Workload Isolation
Workload isolation is the practice of separating compute, storage, and network resources so that one workload cannot access, interfere with, or observe another workload’s data or execution.
Expanded Explanation
1. Technical Function and Core Characteristics
Workload isolation enforces boundaries between applications, services, or tenants at the compute, memory, storage, and network layers. It restricts resource sharing and limits communication paths to reduce unintended access and interaction among workloads.
Architectures implement workload isolation with mechanisms such as hardware virtualization, containers, virtual networks, access control, process separation, and sandboxing. Security models often combine isolation with least privilege, strong authentication, encryption, and monitoring.
2. Enterprise Usage and Architectural Context
Enterprises use workload isolation in virtualized data centers, private and public clouds, container platforms, and multi-tenant Software-as-a-Service (SaaS) environments. It supports separation between business units, environments such as development and production, and different customer or tenant contexts.

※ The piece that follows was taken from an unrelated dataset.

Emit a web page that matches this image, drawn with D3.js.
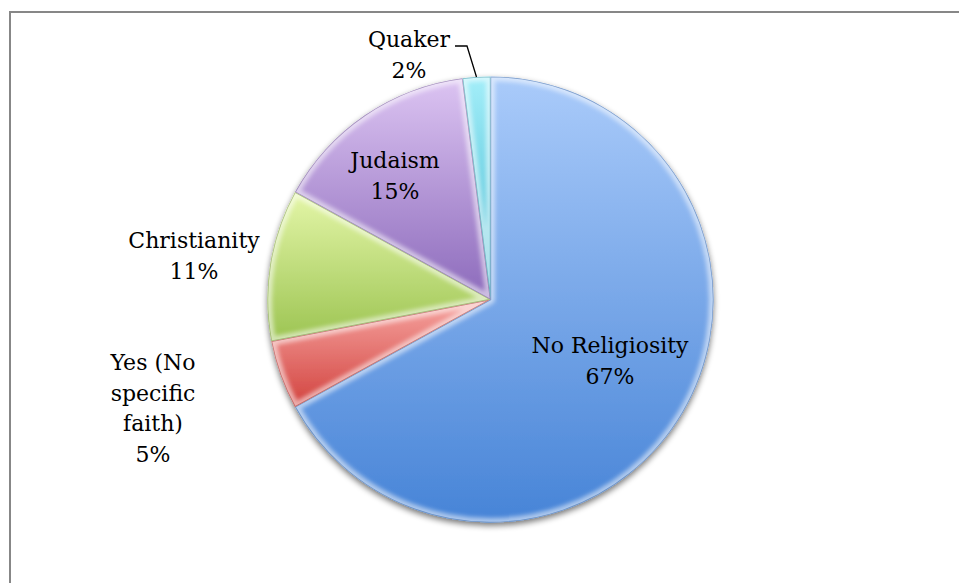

Security and compliance programs reference workload isolation to reduce the blast radius of compromises, enforce data segregation, and align with zero trust principles. Architects design segmentation policies, network zones, and runtime controls to keep workloads isolated while still enabling required interoperability.
3. Related or Adjacent Technologies
Workload isolation relates closely to virtualization, containerization, microsegmentation, sandboxing, and secure enclaves. These technologies implement isolation boundaries at different layers, including hypervisors, container runtimes, operating systems, and hardware-assisted trusted execution environments.
It also connects to identity and access management, network access controls, and policy-based orchestration. Standards and guidance from security agencies and industry groups describe how segmentation and isolation support secure cloud computing and multi-tenant architectures.
4. Business and Operational Significance
Workload isolation supports risk reduction by limiting lateral movement opportunities for attackers and constraining exposure of sensitive data. It helps organizations demonstrate compliance with regulations that require tenant separation, environment segregation, or protection of regulated data.
Operational teams use workload isolation patterns to maintain service reliability, contain faults, and control resource contention among competing applications. It also enables safer consolidation of diverse workloads on shared infrastructure, which supports infrastructure utilization and cost management objectives.